WHAT IS EXPECTED
Leaving out all images, write out the records that follow exactly.

MATERIAL FOR THE TASK
#####
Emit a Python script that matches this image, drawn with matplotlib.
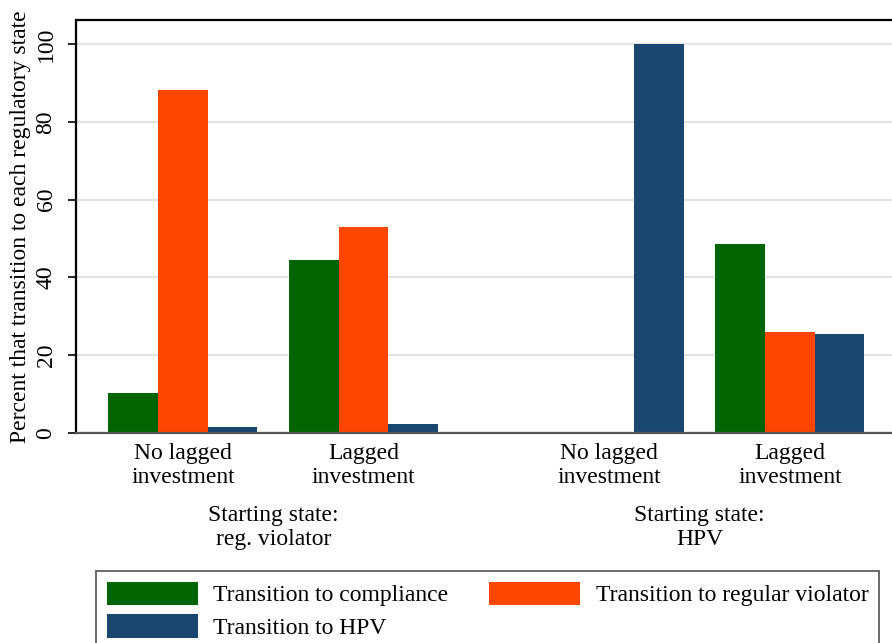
import matplotlib
matplotlib.use("Agg")
import matplotlib.pyplot as plt
import matplotlib.transforms as mtransforms
import numpy as np

plt.rcParams['font.family'] = ['Liberation Serif', 'DejaVu Serif']

# Data
categories = ["No lagged\ninvestment", "Lagged\ninvestment", "No lagged\ninvestment", "Lagged\ninvestment"]
supergroups = ["Starting state:\nreg. violator", "Starting state:\nHPV"]
series_names = ["Transition to compliance", "Transition to regular violator", "Transition to HPV"]
compliance = [10.3, 44.5, 0.3, 48.6]
regular = [88.1, 53.0, 0.3, 26.1]
hpv = [1.6, 2.4, 100.0, 25.5]
yticks = [0, 20, 40, 60, 80, 100]

colors = ["#006400", "#ff4500", "#1a476f"]
FS = 17

W, H = 892, 643
fig = plt.figure(figsize=(W / 100, H / 100), dpi=100)
ax = fig.add_axes([76 / W, 1 - 433 / H, (W - 76) / W + 0.01, (433 - 20) / H])

centers = np.array([0.0, 3.64, 8.59, 12.23])
bw = 1.0
handles = []
for i, (vals, c) in enumerate(zip([compliance, regular, hpv], colors)):
    b = ax.bar(centers + (i - 1) * bw, vals, width=bw, color=c, label=series_names[i],
               zorder=3, linewidth=0)
    handles.append(b)

ax.set_xlim(-2.153, -2.153 + (W - 76) / 49.7 + 0.2)
ax.set_ylim(0, 106.2)
ax.set_yticks(yticks)
ax.set_yticklabels([str(t) for t in yticks], rotation=90, va='center', fontsize=FS)
ax.yaxis.grid(True, color="#e3e3e3", linewidth=1.6, zorder=0)
ax.set_axisbelow(True)
ax.tick_params(axis='y', length=6, width=1.2, pad=8)
ax.set_xticks(centers)
ax.set_xticklabels(categories, fontsize=FS, linespacing=1.2)
ax.tick_params(axis='x', length=0, pad=7)

ax.set_ylabel("Percent that transition to each regulatory state", fontsize=FS, labelpad=3)

ax.spines['right'].set_visible(False)
ax.spines['left'].set_linewidth(1.6)
ax.spines['left'].set_color('black')
ax.spines['top'].set_linewidth(1.6)
ax.spines['top'].set_color('black')
ax.spines['bottom'].set_color('#555555')
ax.spines['bottom'].set_linewidth(1.6)
ax.spines['bottom'].set_zorder(4)

# super group labels
blend = mtransforms.blended_transform_factory(ax.transData, fig.transFigure)
for j, lab in enumerate(supergroups):
    xc = (centers[2 * j] + centers[2 * j + 1]) / 2
    ax.text(xc, 1 - 505 / H, lab, transform=blend, ha='center', va='top',
            fontsize=FS, linespacing=1.2)

order = [0, 2, 1]
leg = fig.legend([handles[k] for k in order], [series_names[k] for k in order],
                 loc='upper left', bbox_to_anchor=(96 / W, 1 - 571 / H), ncol=2,
                 fontsize=FS, handlelength=3.85, handleheight=1.15, handletextpad=0.65,
                 columnspacing=1.75, labelspacing=0.33, borderpad=0.45,
                 frameon=True, fancybox=False, edgecolor='#444444', borderaxespad=0)
leg.get_frame().set_linewidth(1.4)

fig.savefig("out.png", dpi=100)
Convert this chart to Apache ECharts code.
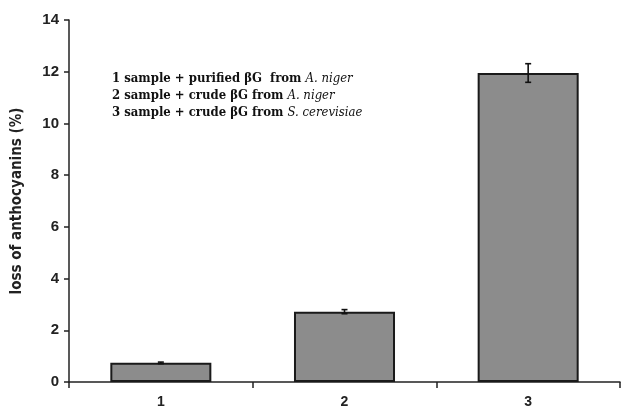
#####
OUTPUT FOR THIS TASK
Emit a Python script that matches this image, drawn with matplotlib.
import matplotlib
matplotlib.use("Agg")
import matplotlib.pyplot as plt
import matplotlib.transforms as mtransforms
import numpy as np

plt.rcParams['font.family'] = ['Liberation Serif', 'DejaVu Serif']

# Data
categories = ["No lagged\ninvestment", "Lagged\ninvestment", "No lagged\ninvestment", "Lagged\ninvestment"]
supergroups = ["Starting state:\nreg. violator", "Starting state:\nHPV"]
series_names = ["Transition to compliance", "Transition to regular violator", "Transition to HPV"]
compliance = [10.3, 44.5, 0.3, 48.6]
regular = [88.1, 53.0, 0.3, 26.1]
hpv = [1.6, 2.4, 100.0, 25.5]
yticks = [0, 20, 40, 60, 80, 100]

colors = ["#006400", "#ff4500", "#1a476f"]
FS = 17

W, H = 892, 643
fig = plt.figure(figsize=(W / 100, H / 100), dpi=100)
ax = fig.add_axes([76 / W, 1 - 433 / H, (W - 76) / W + 0.01, (433 - 20) / H])

centers = np.array([0.0, 3.64, 8.59, 12.23])
bw = 1.0
handles = []
for i, (vals, c) in enumerate(zip([compliance, regular, hpv], colors)):
    b = ax.bar(centers + (i - 1) * bw, vals, width=bw, color=c, label=series_names[i],
               zorder=3, linewidth=0)
    handles.append(b)

ax.set_xlim(-2.153, -2.153 + (W - 76) / 49.7 + 0.2)
ax.set_ylim(0, 106.2)
ax.set_yticks(yticks)
ax.set_yticklabels([str(t) for t in yticks], rotation=90, va='center', fontsize=FS)
ax.yaxis.grid(True, color="#e3e3e3", linewidth=1.6, zorder=0)
ax.set_axisbelow(True)
ax.tick_params(axis='y', length=6, width=1.2, pad=8)
ax.set_xticks(centers)
ax.set_xticklabels(categories, fontsize=FS, linespacing=1.2)
ax.tick_params(axis='x', length=0, pad=7)

ax.set_ylabel("Percent that transition to each regulatory state", fontsize=FS, labelpad=3)

ax.spines['right'].set_visible(False)
ax.spines['left'].set_linewidth(1.6)
ax.spines['left'].set_color('black')
ax.spines['top'].set_linewidth(1.6)
ax.spines['top'].set_color('black')
ax.spines['bottom'].set_color('#555555')
ax.spines['bottom'].set_linewidth(1.6)
ax.spines['bottom'].set_zorder(4)

# super group labels
blend = mtransforms.blended_transform_factory(ax.transData, fig.transFigure)
for j, lab in enumerate(supergroups):
    xc = (centers[2 * j] + centers[2 * j + 1]) / 2
    ax.text(xc, 1 - 505 / H, lab, transform=blend, ha='center', va='top',
            fontsize=FS, linespacing=1.2)

order = [0, 2, 1]
leg = fig.legend([handles[k] for k in order], [series_names[k] for k in order],
                 loc='upper left', bbox_to_anchor=(96 / W, 1 - 571 / H), ncol=2,
                 fontsize=FS, handlelength=3.85, handleheight=1.15, handletextpad=0.65,
                 columnspacing=1.75, labelspacing=0.33, borderpad=0.45,
                 frameon=True, fancybox=False, edgecolor='#444444', borderaxespad=0)
leg.get_frame().set_linewidth(1.4)

fig.savefig("out.png", dpi=100)
Convert this chart to Apache ECharts code.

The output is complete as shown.